“Shifting Movements” includes whose photographs of “From Harlem With Love: A Mural for Yuri and Malcolm,” a mural project inspired by the lives, legacies, and deep friendship between Yuri Kochiyama and Malcolm X.

“Shifting Movements: Art Inspired by the Life and Activism of Yuri Kochiyama (1921-2014)” will be presented from May 4 to 25 at SOMArts Cultural Center, 934 Brannan St. in San Francisco.

Gallery hours: Tuesday through Friday from 12 to 7 p.m., Saturday from 12 to 5 p.m.

Opening reception will be held Thursday, May 4, from 6 to 9 p.m. with special performances by dNaga Dance, Erin O’Brien, Tina Kashiwagi and Susan Almazol. Closing reception will be held Thursday, May 24, from 6 to 9 p.m.

Featured artists: Susan Almazol, Tomie Arai, Sigi Arnejo, Ellen Bepp, Miranda Bergman, Manon Bogerd Wada, Lorraine Bonner, Karen Chew, Lenore Chinn, Jane Yuen Corich, Reiko Fujii, Antonia Grace Glenn, Isabelle Harada, Bob Hsiang, Alison Ho, Nancy Hom, Barbara Horiuchi, Tina Kashiwagi, Duane Kubo, Lucien Kubo, Nina Kuo, Cris Matos, Alizarin Menninga-Fong, Janice Nakashima, Jane Norling, Genevieve Erin O’Brien, Choppy Oshiro, People’s Kitchen Collective, Shizue Seigel, Malik Seneferu, Pallavi Sharma, Alexa Strabuk, Jess X Snow, Renee Tajima-Peña, Cynthia Tom, Laura Ming Wong, Danielle Wright, and The Yuri and Malcolm Mural Project.

Curator: Michelle A. Lee. Jurors: Melorra Green, activist and curator, SOMArts Cultural Center, African American Arts & Culture Complex; Margaret Rhee, feminist poet, new media artist, and scholar (University of Oregon).

Asian American Women Artists Association (AAWAA) and the Asian Pacific Islander Cultural Center (APICC) join forces to present this multidisciplinary art exhibition as part of the 20th annual United States of Asian America Festival.

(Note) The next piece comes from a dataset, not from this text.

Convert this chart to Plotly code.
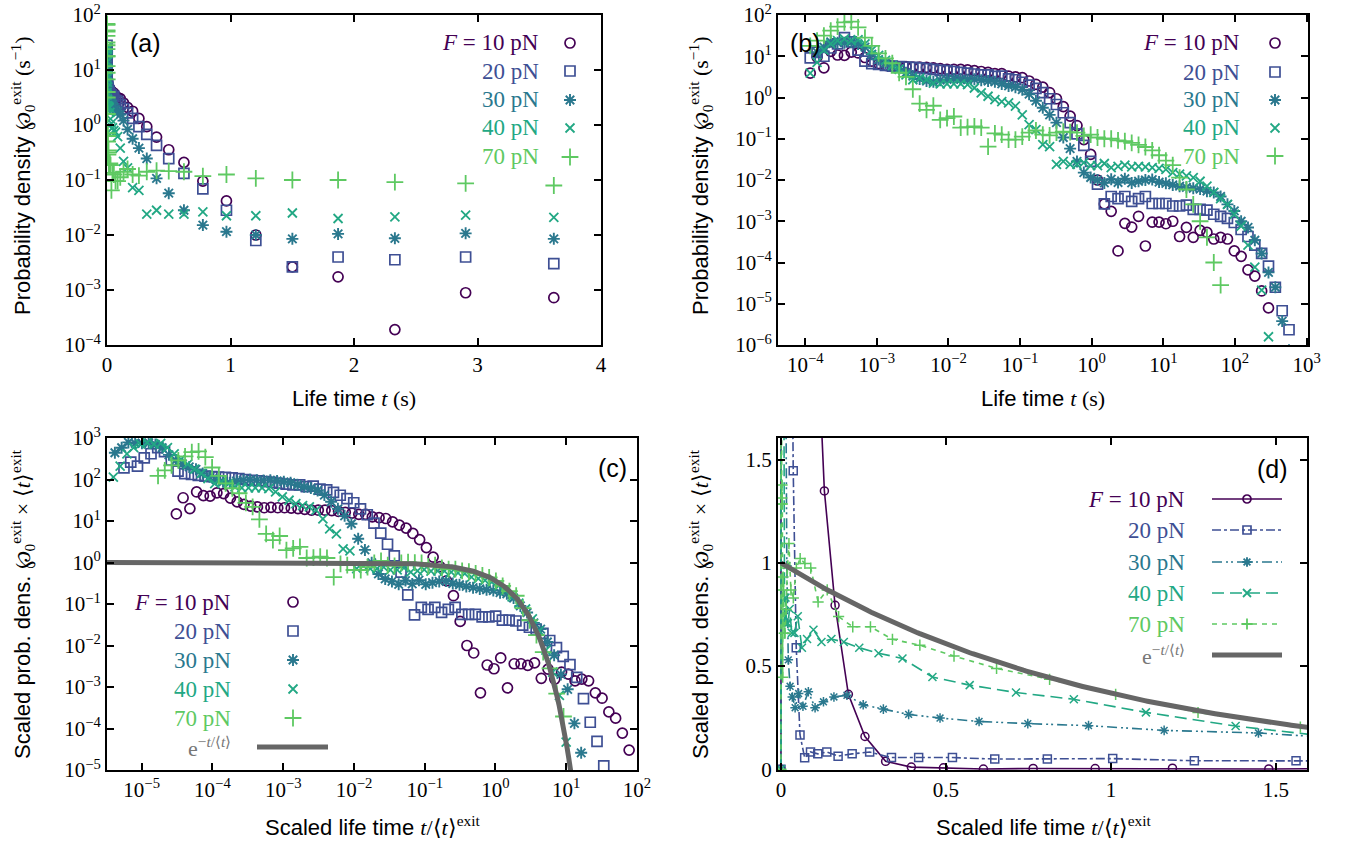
import numpy as np
import plotly.graph_objects as go

W, H = 1346, 841

# ---------------- data ----------------
FORCE_LABELS = ["<i>F</i> = 10 pN", "20 pN", "30 pN", "40 pN", "70 pN"]
COLORS = ["#440154", "#3e4f94", "#2a788e", "#22a884", "#5ec962"]
SYMBOLS = ["circle-open", "square-open", "asterisk-open", "x-thin-open", "cross-thin-open"]
DASHES = ["solid", "dashdot", "10px,4px,2px,3px,2px,4px", "12px,6px", "5px,5px"]
GREY = "#666666"

# life-time bin centres (s)
LIFE_TIME = [
    1.175e-4, 1.464e-4, 1.824e-4, 2.272e-4, 2.831e-4, 3.527e-4, 4.395e-4, 5.475e-4, 6.823e-4, 8.50e-4,
    1.059e-3, 1.320e-3, 1.644e-3, 2.049e-3, 2.553e-3, 3.181e-3, 3.963e-3, 4.938e-3, 6.152e-3, 7.665e-3,
    9.55e-3, 0.0119, 0.01483, 0.01847, 0.02301, 0.02867, 0.03573, 0.04451, 0.05546, 0.0691,
    0.0861, 0.1073, 0.1337, 0.1665, 0.2075, 0.2585, 0.3221, 0.4013, 0.500, 0.623,
    0.7762, 0.9672, 1.205, 1.501, 1.871, 2.331, 2.904, 3.618, 4.508, 5.617,
    6.998, 8.72, 10.86, 13.54, 16.87, 21.01, 26.18, 32.62, 40.64, 50.64,
    63.1, 78.62, 97.95, 122.0, 152.1, 189.5, 236.0, 294.1, 366.4, 456.6,
    568.9, 708.8,
]

# log10 of the exit probability density (1/s), one value per bin (None = empty bin)
LOG10_DENS_10PN = [
    0.59, 0.98, 0.72, 1.12, 1.03, 1.02, 1.10, 1.08, 0.97, 0.88,
    0.82, 0.78, 0.76, 0.74, 0.75, 0.74, 0.74, 0.73, 0.72, 0.70,
    0.68, 0.68, 0.68, 0.67, 0.65, 0.63, 0.61, 0.58, 0.58, 0.52,
    0.50, 0.48, 0.40, 0.32, 0.25, 0.12, -0.03, -0.22, -0.45, -0.68,
    -1.02, -1.38, -2.00, -2.58, -2.76, -3.72, -3.05, -3.14, -2.88, -3.60,
    -3.02, -3.02, -3.06, -3.00, -3.37, -3.15, -3.39, -3.22, -3.27, -3.43,
    -3.39, -3.43, -3.72, -3.85, -4.18, -4.33, -4.69, -5.10, None, None,
    None, None,
]
LOG10_DENS_20PN = [
    0.96, 1.10, 1.00, 1.20, 1.30, 1.45, 1.35, 1.15, 0.88, 0.82,
    0.80, 0.78, 0.76, 0.75, 0.74, 0.73, 0.72, 0.70, 0.68, 0.66,
    0.65, 0.63, 0.61, 0.59, 0.57, 0.55, 0.55, 0.51, 0.52, 0.45,
    0.43, 0.37, 0.30, 0.22, 0.12, -0.03, -0.17, -0.37, -0.61, -0.88,
    -1.16, -1.55, -2.10, -2.58, -2.40, -2.45, -2.40, -2.52, -2.45, -2.40,
    -2.57, -2.57, -2.57, -2.63, -2.63, -2.61, -2.71, -2.71, -2.73, -2.83,
    -2.88, -2.93, -3.03, -3.20, -3.37, -3.58, -3.78, -4.09, -4.60, -5.17,
    -5.63, -6.22,
]
LOG10_DENS_30PN = [
    None, 1.10, 1.22, 1.35, 1.33, 1.33, 1.34, 1.30, 1.22, 1.05,
    0.92, 0.83, 0.76, 0.70, 0.60, 0.52, 0.45, 0.40, 0.38, 0.42,
    0.44, 0.45, 0.44, 0.43, 0.44, 0.42, 0.40, 0.38, 0.33, 0.28,
    0.25, 0.19, 0.08, -0.08, -0.25, -0.42, -0.61, -0.97, -1.24, -1.55,
    -1.82, -1.94, -2.00, -2.07, -1.98, -2.06, -1.97, -2.07, -2.03, -2.00,
    -1.99, -2.05, -2.08, -2.12, -2.15, -2.18, -2.20, -2.22, -2.27, -2.30,
    -2.40, -2.59, -2.75, -3.00, -3.15, -3.46, -3.78, -4.24, -4.60, -5.42,
    -6.13, None,
]
LOG10_DENS_40PN = [
    0.59, 0.85, 1.15, 1.30, 1.38, 1.42, 1.38, 1.40, 1.30, 1.15,
    1.02, 0.90, 0.78, 0.68, 0.55, 0.43, 0.47, 0.43, 0.35, 0.33,
    0.33, 0.33, 0.33, 0.31, 0.23, 0.11, 0.03, -0.05, -0.10, -0.13,
    -0.21, -0.42, -0.66, -0.78, -1.14, -1.19, -1.62, -1.55, -1.62, -1.62,
    -1.58, -1.65, -1.65, -1.60, -1.70, -1.67, -1.64, -1.68, -1.67, -1.68,
    -1.70, -1.72, -1.74, -1.82, -1.86, -1.90, -1.94, -2.03, -2.15, -2.30,
    -2.45, -2.59, -2.83, -3.12, -3.58, -4.11, -4.67, -5.80, None, None,
    None, None,
]
LOG10_DENS_70PN = [
    1.25, 1.38, 1.50, 1.62, 1.72, 1.82, 1.84, 1.70, 1.45, 1.25,
    1.07, 0.95, 0.83, 0.60, 0.50, 0.20, -0.15, -0.30, -0.20, -0.54,
    -0.50, -0.46, -0.73, -0.72, -0.70, -0.73, -1.19, -0.87, -0.90, -1.02,
    -1.02, -0.95, -0.85, -0.80, -0.90, -0.92, -0.85, -0.83, -0.84, -0.85,
    -0.93, -0.90, -0.97, -1.00, -1.00, -1.04, -1.06, -1.10, -1.15, -1.20,
    -1.28, -1.40, -1.53, -1.64, -1.94, -2.23, -2.59, -3.00, -3.39, -4.00,
    -4.55, None, None, None, None, None, None, None, None, None,
    None, None,
]
SERIES_LOG10 = [LOG10_DENS_10PN, LOG10_DENS_20PN, LOG10_DENS_30PN, LOG10_DENS_40PN, LOG10_DENS_70PN]

# mean exit life time <t>^exit (s) per force
MEAN_LIFETIME = [3.8, 20.9, 35.0, 29.5, 6.9]

# tick labels
def pow_label(e):
    return "10<sup>" + (str(e) if e >= 0 else "\u2212" + str(-e)) + "</sup>"

YA_TICKS = list(range(-4, 3))
XB_TICKS = list(range(-4, 4))
YB_TICKS = list(range(-6, 3))
XC_TICKS = list(range(-5, 3))
YC_TICKS = list(range(-5, 4))
XA_TICKS = [0, 1, 2, 3, 4]
D_TICKS = [0, 0.5, 1, 1.5]
D_TICKTEXT = ["0", "0.5", "1", "1.5"]

# ---------------- helpers ----------------
def fx(px):
    return px / W

def fy(py):
    return 1 - py / H

SERIF = "Liberation Serif"
SANS = "Liberation Sans"

fig = go.Figure()

def series(i):
    t, p = [], []
    for tt, lv in zip(LIFE_TIME, SERIES_LOG10[i]):
        if lv is not None:
            t.append(tt)
            p.append(10 ** lv)
    return np.array(t), np.array(p)

mk_size = [10, 10, 10, 9, 12]
mk_width = [1.7, 1.7, 1.9, 1.8, 1.8]

for i in range(5):
    t, p = series(i)
    m = dict(symbol=SYMBOLS[i], size=mk_size[i], color=COLORS[i], line=dict(width=mk_width[i], color=COLORS[i]))
    sel = t <= 4.2
    fig.add_trace(go.Scatter(x=t[sel], y=p[sel], mode="markers", marker=m, xaxis="x", yaxis="y"))
    fig.add_trace(go.Scatter(x=t, y=p, mode="markers", marker=m, xaxis="x2", yaxis="y2"))
    mt = MEAN_LIFETIME[i]
    fig.add_trace(go.Scatter(x=t / mt, y=p * mt, mode="markers", marker=m, xaxis="x3", yaxis="y3"))

xe = np.logspace(-5.6, np.log10(12), 300)
fig.add_trace(go.Scatter(x=xe, y=np.exp(-xe), mode="lines", line=dict(color=GREY, width=5),
                         xaxis="x3", yaxis="y3"))

for i in range(5):
    t, p = series(i)
    mt = MEAN_LIFETIME[i]
    xs = np.concatenate([[0.0], t / mt])
    ys = np.concatenate([[0.0], p * mt])
    fig.add_trace(go.Scatter(x=xs, y=ys, mode="lines+markers",
                             line=dict(color=COLORS[i], width=1.6, dash=DASHES[i]),
                             marker=dict(symbol=SYMBOLS[i], size=8, color=COLORS[i],
                                         line=dict(width=1.5, color=COLORS[i])),
                             xaxis="x4", yaxis="y4"))
xl = np.linspace(0, 1.7, 200)
fig.add_trace(go.Scatter(x=xl, y=np.exp(-xl), mode="lines", line=dict(color=GREY, width=5),
                         xaxis="x4", yaxis="y4"))

# ---------------- legends (overlay in pixel coordinates) ----------------
annotations = []

def legend_text(x_right, y, text, color, size=23):
    annotations.append(dict(x=fx(x_right), y=fy(y), xref="paper", yref="paper", text=text,
                            showarrow=False, xanchor="right", yanchor="middle",
                            font=dict(family=SERIF, size=size, color=color)))

def legend_marker(x, y, i, size=None):
    fig.add_trace(go.Scatter(x=[x], y=[y], mode="markers", xaxis="x5", yaxis="y5",
                             marker=dict(symbol=SYMBOLS[i], size=size or mk_size[i], color=COLORS[i],
                                         line=dict(width=mk_width[i], color=COLORS[i])),
                             cliponaxis=False))

rows_a = [43, 71, 100, 128, 157]
rows_b = [43, 72, 100, 128, 156]
rows_c = [602, 631, 660, 689, 718]
rows_d = [499, 530, 562, 593, 624]
for i in range(5):
    legend_text(541, rows_a[i], FORCE_LABELS[i], COLORS[i])
    legend_marker(570, rows_a[i], i)
    legend_text(1242, rows_b[i], FORCE_LABELS[i], COLORS[i])
    legend_marker(1275, rows_b[i], i)
    legend_text(233, rows_c[i], FORCE_LABELS[i], COLORS[i])
    legend_marker(293, rows_c[i], i)
    legend_text(1187, rows_d[i], FORCE_LABELS[i], COLORS[i])
    fig.add_trace(go.Scatter(x=[1212, 1282], y=[rows_d[i], rows_d[i]], mode="lines", xaxis="x5", yaxis="y5",
                             line=dict(color=COLORS[i], width=1.6, dash=DASHES[i]), cliponaxis=False))
    legend_marker(1247, rows_d[i], i, size=8)

EXP_LABEL = "e<sup>\u2212<i>t</i>/\u27e8<i>t</i>\u27e9</sup>"
legend_text(233, 747, EXP_LABEL, "#777777", size=22)
fig.add_trace(go.Scatter(x=[257, 328], y=[747, 747], mode="lines", xaxis="x5", yaxis="y5",
                         line=dict(color=GREY, width=5), cliponaxis=False))
legend_text(1187, 655, EXP_LABEL, "#777777", size=22)
fig.add_trace(go.Scatter(x=[1212, 1282], y=[655, 655], mode="lines", xaxis="x5", yaxis="y5",
                         line=dict(color=GREY, width=5), cliponaxis=False))

for lab, x, y in [("(a)", 145, 43), ("(b)", 805, 43), ("(c)", 612, 468), ("(d)", 1272, 469)]:
    annotations.append(dict(x=fx(x), y=fy(y), xref="paper", yref="paper", text=lab, showarrow=False,
                            xanchor="center", yanchor="middle", font=dict(family=SANS, size=25, color="black")))

def serif_span(s):
    return "<span style=\"font-family:'Liberation Serif';\">" + s + "</span>"

RHO = "\u2118<sub>0</sub><sup>exit</sup>"
Y_AB = "Probability density " + serif_span(RHO + " (s<sup>\u22121</sup>)")
Y_CD = "Scaled prob. dens. " + serif_span(RHO + " \u00d7 \u27e8<i>t</i>\u27e9<sup>exit</sup>")
X_AB = "Life time " + serif_span("<i>t</i> (s)")
X_CD = "Scaled life time " + serif_span("<i>t</i>/\u27e8<i>t</i>\u27e9<sup>exit</sup>")

for txt, x, y, ang in [(Y_AB, 22, 176, -90), (Y_AB, 700, 176, -90), (Y_CD, 22, 604, -90), (Y_CD, 700, 604, -90),
                       (X_AB, 354, 398, 0), (X_AB, 1043, 398, 0), (X_CD, 372, 826, 0), (X_CD, 1043, 826, 0)]:
    annotations.append(dict(x=fx(x), y=fy(y), xref="paper", yref="paper", text=txt, showarrow=False,
                            xanchor="center", yanchor="middle", textangle=ang,
                            font=dict(family=SANS, size=22, color="black")))

def ax(domain_px, horizontal, **kw):
    if horizontal:
        dom = [fx(domain_px[0]), fx(domain_px[1])]
    else:
        dom = [fy(domain_px[1]), fy(domain_px[0])]
    d = dict(domain=dom, showgrid=False, zeroline=False, showline=True, linewidth=2, linecolor="black",
             mirror="allticks", ticks="inside", ticklen=7, tickwidth=1.5, tickcolor="black",
             tickfont=dict(family=SERIF, size=21, color="black"), automargin=False, fixedrange=True)
    d.update(kw)
    return d

layout = dict(
    width=W, height=H, margin=dict(l=0, r=0, t=0, b=0), showlegend=False,
    plot_bgcolor="rgba(0,0,0,0)", paper_bgcolor="white",
    xaxis=ax([107, 601], True, anchor="y", range=[0, 4], tickvals=XA_TICKS,
             ticktext=[str(v) for v in XA_TICKS]),
    yaxis=ax([15, 345], False, anchor="x", type="log", range=[-4, 2],
             tickvals=[10.0 ** e for e in YA_TICKS], ticktext=[pow_label(e) for e in YA_TICKS]),
    xaxis2=ax([778, 1308], True, anchor="y2", type="log", range=[-4.38, 3.02],
              tickvals=[10.0 ** e for e in XB_TICKS], ticktext=[pow_label(e) for e in XB_TICKS]),
    yaxis2=ax([15, 345], False, anchor="x2", type="log", range=[-6, 2],
              tickvals=[10.0 ** e for e in YB_TICKS], ticktext=[pow_label(e) for e in YB_TICKS]),
    xaxis3=ax([107, 637], True, anchor="y3", type="log", range=[-5.49, 2.0],
              tickvals=[10.0 ** e for e in XC_TICKS], ticktext=[pow_label(e) for e in XC_TICKS]),
    yaxis3=ax([438, 770], False, anchor="x3", type="log", range=[-5, 3],
              tickvals=[10.0 ** e for e in YC_TICKS], ticktext=[pow_label(e) for e in YC_TICKS]),
    xaxis4=ax([778, 1307], True, anchor="y4", range=[-0.009, 1.594], tickvals=D_TICKS, ticktext=D_TICKTEXT),
    yaxis4=ax([438, 770], False, anchor="x4", range=[-0.004, 1.605], tickvals=D_TICKS, ticktext=D_TICKTEXT),
    xaxis5=dict(domain=[0, 1], range=[0, W], visible=False, anchor="y5", fixedrange=True),
    yaxis5=dict(domain=[0, 1], range=[H, 0], visible=False, anchor="x5", fixedrange=True),
    annotations=annotations,
)
fig.update_layout(**layout)
fig.write_html("out.html")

“Shifting Movements” is a multimedia exhibition featuring over 40 artists primarily from Asian American, African American, and Latinx communities, illuminating the legacy of intersectional revolutionary social activist Yuri Kochiyama. The artworks highlight the values and themes that guided her, and the incredibly diverse people, struggles, and movements that inspired a lifetime commitment to fighting for a more humane and just world.

Relating Kochiyama’s mission to a contemporary context, artists ruminate on a myriad of urgently relevant topics such as the similarities between the World War II incarceration of Japanese Americans and the festering post-9/11 Islamophobia, the experience of immigrants, refugees and people of color, structural racism and police violence, and the everyday labor that fuels substantive social change.

Kochiyama showed up for all who needed help, including African, Asian, Latino, and Native American communities, and inspired artists across multiple cultures and generations. Honoring her intended legacy of inspiring people to “build bridges, not walls,” “Shifting Movements” artists invite audiences to make connections between the past, present, and future – and each other.

AAWAA moves beyond the circle of Asian American women artists. Following the inclusionary philosophy championed by Kochiyama, this historically significant exhibition includes talented and powerful artists from multiple generations, ethnic backgrounds, and gender identities. “Shifting Movements” showcases provocatively brilliant art driven by the artists’ abiding passion for social justice.

In addition to art, film, performance and literary works, “Shifting Movements” will feature a Kochiyama biographical timeline, oral history recordings, the Smithsonian APA Center online exhibition “Folk Hero: Remembering Yuri Kochiyama Through Grassroots Art,” and a community wall public art installation.